> _Problem to solve_: Write out the material exactly, without any of its pictures.

> _Given data_:
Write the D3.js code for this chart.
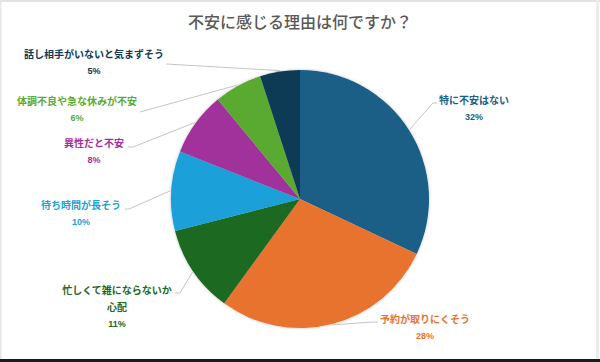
<!DOCTYPE html>
<html>
<head>
<meta charset="utf-8">
<script src="https://cdn.jsdelivr.net/npm/d3@7"></script>
<style>
  body { margin: 0; background: #fff; }
  svg { display: block; font-family: "Noto Sans CJK JP", "Noto Sans", sans-serif; }
</style>
</head>
<body>
<div id="chart-area"></div>
<script>
const WIDTH = 600
const HEIGHT = 362

// data
const categories = ["特に不安はない", "予約が取りにくそう", "忙しくて雑にならないか心配", "待ち時間が長そう", "異性だと不安", "体調不良や急な休みが不安", "話し相手がいないと気まずそう"]
const values = [32, 28, 11, 10, 8, 6, 5]
const colors = ["#1b5f86", "#e8732f", "#1e6a24", "#1ba0d9", "#a2319b", "#5aaa33", "#0f3a56"]

// label layout: text lines, center x, first line y, leader start [x, y] + elbow x
const labelLines = [["特に不安はない"], ["予約が取りにくそう"], ["忙しくて雑にならないか", "心配"], ["待ち時間が長そう"], ["異性だと不安"], ["体調不良や急な休みが不安"], ["話し相手がいないと気まずそう"]]
const labelPos = [
  { x: 474, y: 100, lx: 437, ly: 103, ex: 433 },
  { x: 425, y: 319, lx: 378, ly: 322, ex: 372 },
  { x: 117, y: 290, lx: 175, ly: 293, ex: 180 },
  { x: 81, y: 205, lx: 125, ly: 209, ex: 129 },
  { x: 94, y: 143, lx: 128, ly: 147, ex: 133 },
  { x: 77, y: 101, lx: 140, ly: 112, ex: 140 },
  { x: 94, y: 54, lx: 166, ly: 64, ex: 166 }
]

const svg = d3.select("#chart-area")
    .append("svg")
    .attr("width", WIDTH)
    .attr("height", HEIGHT)

// frame
svg.append("rect").attr("width", WIDTH).attr("height", HEIGHT).attr("fill", "#fff")
svg.append("rect").attr("x", 0).attr("y", 0).attr("width", WIDTH).attr("height", 2).attr("fill", "#e2e2e2")
svg.append("rect").attr("x", 0).attr("y", 0).attr("width", 1.5).attr("height", HEIGHT).attr("fill", "#e6e6e6")
svg.append("rect").attr("x", 596).attr("y", 0).attr("width", 3).attr("height", HEIGHT).attr("fill", "#ececec")
svg.append("rect").attr("x", 0).attr("y", 359).attr("width", WIDTH).attr("height", 3).attr("fill", "#1a1a1a")

svg.append("text")
    .attr("x", 300)
    .attr("y", 28)
    .attr("text-anchor", "middle")
    .style("font-size", "16px")
    .style("font-weight", 500)
    .style("fill", "#595959")
    .text("不安に感じる理由は何ですか？")

const defs = svg.append("defs")
const f = defs.append("filter").attr("id", "shadow").attr("x", "-10%").attr("y", "-10%").attr("width", "120%").attr("height", "120%")
f.append("feDropShadow").attr("dx", 0).attr("dy", 0).attr("stdDeviation", 1.5).attr("flood-color", "#000").attr("flood-opacity", 0.25)

const CX = 300, CY = 199, R = 129

const pie = d3.pie().sort(null).value(d => d)
const arcs = pie(values)
const arc = d3.arc().innerRadius(0).outerRadius(R)
const outer = d3.arc().innerRadius(R + 1).outerRadius(R + 1)

const g = svg.append("g").attr("transform", `translate(${CX}, ${CY})`)

g.append("g").attr("filter", "url(#shadow)")
  .selectAll("path")
  .data(arcs)
  .enter()
  .append("path")
    .attr("d", arc)
    .attr("fill", (d, i) => colors[i])

// leader lines
svg.selectAll(".leader")
  .data(arcs)
  .enter()
  .append("polyline")
    .attr("class", "leader")
    .attr("points", (d, i) => {
      const p = labelPos[i]
      const c = outer.centroid(d)
      return [[p.lx, p.ly], [p.ex, p.ly], [CX + c[0], CY + c[1]]].map(q => q.join(",")).join(" ")
    })
    .attr("fill", "none")
    .attr("stroke", "#b5b5b5")
    .attr("stroke-width", 0.8)

// labels
const labels = svg.selectAll(".label")
  .data(arcs)
  .enter()
  .append("text")
    .attr("class", "label")
    .attr("text-anchor", "middle")
    .style("font-weight", "bold")
    .style("fill", (d, i) => colors[i])

labels.each(function (d, i) {
  const t = d3.select(this)
  const p = labelPos[i]
  labelLines[i].forEach((line, k) => {
    t.append("tspan")
      .attr("x", p.x)
      .attr("y", p.y + 4 + k * 17)
      .style("font-size", "10px")
      .text(line)
  })
  t.append("tspan")
    .attr("x", p.x)
    .attr("y", p.y + 4 + (labelLines[i].length - 1) * 17 + 16)
    .style("font-size", "9px")
    .style("font-family", "'Liberation Sans', Arial, sans-serif")
    .text(values[i] + "%")
})
</script>
</body>
</html>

> _Answer to the exercise_:
Write the D3.js code for this chart.
<!DOCTYPE html>
<html>
<head>
<meta charset="utf-8">
<script src="https://cdn.jsdelivr.net/npm/d3@7"></script>
<style>
  body { margin: 0; background: #fff; }
  svg { display: block; font-family: "Noto Sans CJK JP", "Noto Sans", sans-serif; }
</style>
</head>
<body>
<div id="chart-area"></div>
<script>
const WIDTH = 600
const HEIGHT = 362

// data
const categories = ["特に不安はない", "予約が取りにくそう", "忙しくて雑にならないか心配", "待ち時間が長そう", "異性だと不安", "体調不良や急な休みが不安", "話し相手がいないと気まずそう"]
const values = [32, 28, 11, 10, 8, 6, 5]
const colors = ["#1b5f86", "#e8732f", "#1e6a24", "#1ba0d9", "#a2319b", "#5aaa33", "#0f3a56"]

// label layout: text lines, center x, first line y, leader start [x, y] + elbow x
const labelLines = [["特に不安はない"], ["予約が取りにくそう"], ["忙しくて雑にならないか", "心配"], ["待ち時間が長そう"], ["異性だと不安"], ["体調不良や急な休みが不安"], ["話し相手がいないと気まずそう"]]
const labelPos = [
  { x: 474, y: 100, lx: 437, ly: 103, ex: 433 },
  { x: 425, y: 319, lx: 378, ly: 322, ex: 372 },
  { x: 117, y: 290, lx: 175, ly: 293, ex: 180 },
  { x: 81, y: 205, lx: 125, ly: 209, ex: 129 },
  { x: 94, y: 143, lx: 128, ly: 147, ex: 133 },
  { x: 77, y: 101, lx: 140, ly: 112, ex: 140 },
  { x: 94, y: 54, lx: 166, ly: 64, ex: 166 }
]

const svg = d3.select("#chart-area")
    .append("svg")
    .attr("width", WIDTH)
    .attr("height", HEIGHT)

// frame
svg.append("rect").attr("width", WIDTH).attr("height", HEIGHT).attr("fill", "#fff")
svg.append("rect").attr("x", 0).attr("y", 0).attr("width", WIDTH).attr("height", 2).attr("fill", "#e2e2e2")
svg.append("rect").attr("x", 0).attr("y", 0).attr("width", 1.5).attr("height", HEIGHT).attr("fill", "#e6e6e6")
svg.append("rect").attr("x", 596).attr("y", 0).attr("width", 3).attr("height", HEIGHT).attr("fill", "#ececec")
svg.append("rect").attr("x", 0).attr("y", 359).attr("width", WIDTH).attr("height", 3).attr("fill", "#1a1a1a")

svg.append("text")
    .attr("x", 300)
    .attr("y", 28)
    .attr("text-anchor", "middle")
    .style("font-size", "16px")
    .style("font-weight", 500)
    .style("fill", "#595959")
    .text("不安に感じる理由は何ですか？")

const defs = svg.append("defs")
const f = defs.append("filter").attr("id", "shadow").attr("x", "-10%").attr("y", "-10%").attr("width", "120%").attr("height", "120%")
f.append("feDropShadow").attr("dx", 0).attr("dy", 0).attr("stdDeviation", 1.5).attr("flood-color", "#000").attr("flood-opacity", 0.25)

const CX = 300, CY = 199, R = 129

const pie = d3.pie().sort(null).value(d => d)
const arcs = pie(values)
const arc = d3.arc().innerRadius(0).outerRadius(R)
const outer = d3.arc().innerRadius(R + 1).outerRadius(R + 1)

const g = svg.append("g").attr("transform", `translate(${CX}, ${CY})`)

g.append("g").attr("filter", "url(#shadow)")
  .selectAll("path")
  .data(arcs)
  .enter()
  .append("path")
    .attr("d", arc)
    .attr("fill", (d, i) => colors[i])

// leader lines
svg.selectAll(".leader")
  .data(arcs)
  .enter()
  .append("polyline")
    .attr("class", "leader")
    .attr("points", (d, i) => {
      const p = labelPos[i]
      const c = outer.centroid(d)
      return [[p.lx, p.ly], [p.ex, p.ly], [CX + c[0], CY + c[1]]].map(q => q.join(",")).join(" ")
    })
    .attr("fill", "none")
    .attr("stroke", "#b5b5b5")
    .attr("stroke-width", 0.8)

// labels
const labels = svg.selectAll(".label")
  .data(arcs)
  .enter()
  .append("text")
    .attr("class", "label")
    .attr("text-anchor", "middle")
    .style("font-weight", "bold")
    .style("fill", (d, i) => colors[i])

labels.each(function (d, i) {
  const t = d3.select(this)
  const p = labelPos[i]
  labelLines[i].forEach((line, k) => {
    t.append("tspan")
      .attr("x", p.x)
      .attr("y", p.y + 4 + k * 17)
      .style("font-size", "10px")
      .text(line)
  })
  t.append("tspan")
    .attr("x", p.x)
    .attr("y", p.y + 4 + (labelLines[i].length - 1) * 17 + 16)
    .style("font-size", "9px")
    .style("font-family", "'Liberation Sans', Arial, sans-serif")
    .text(values[i] + "%")
})
</script>
</body>
</html>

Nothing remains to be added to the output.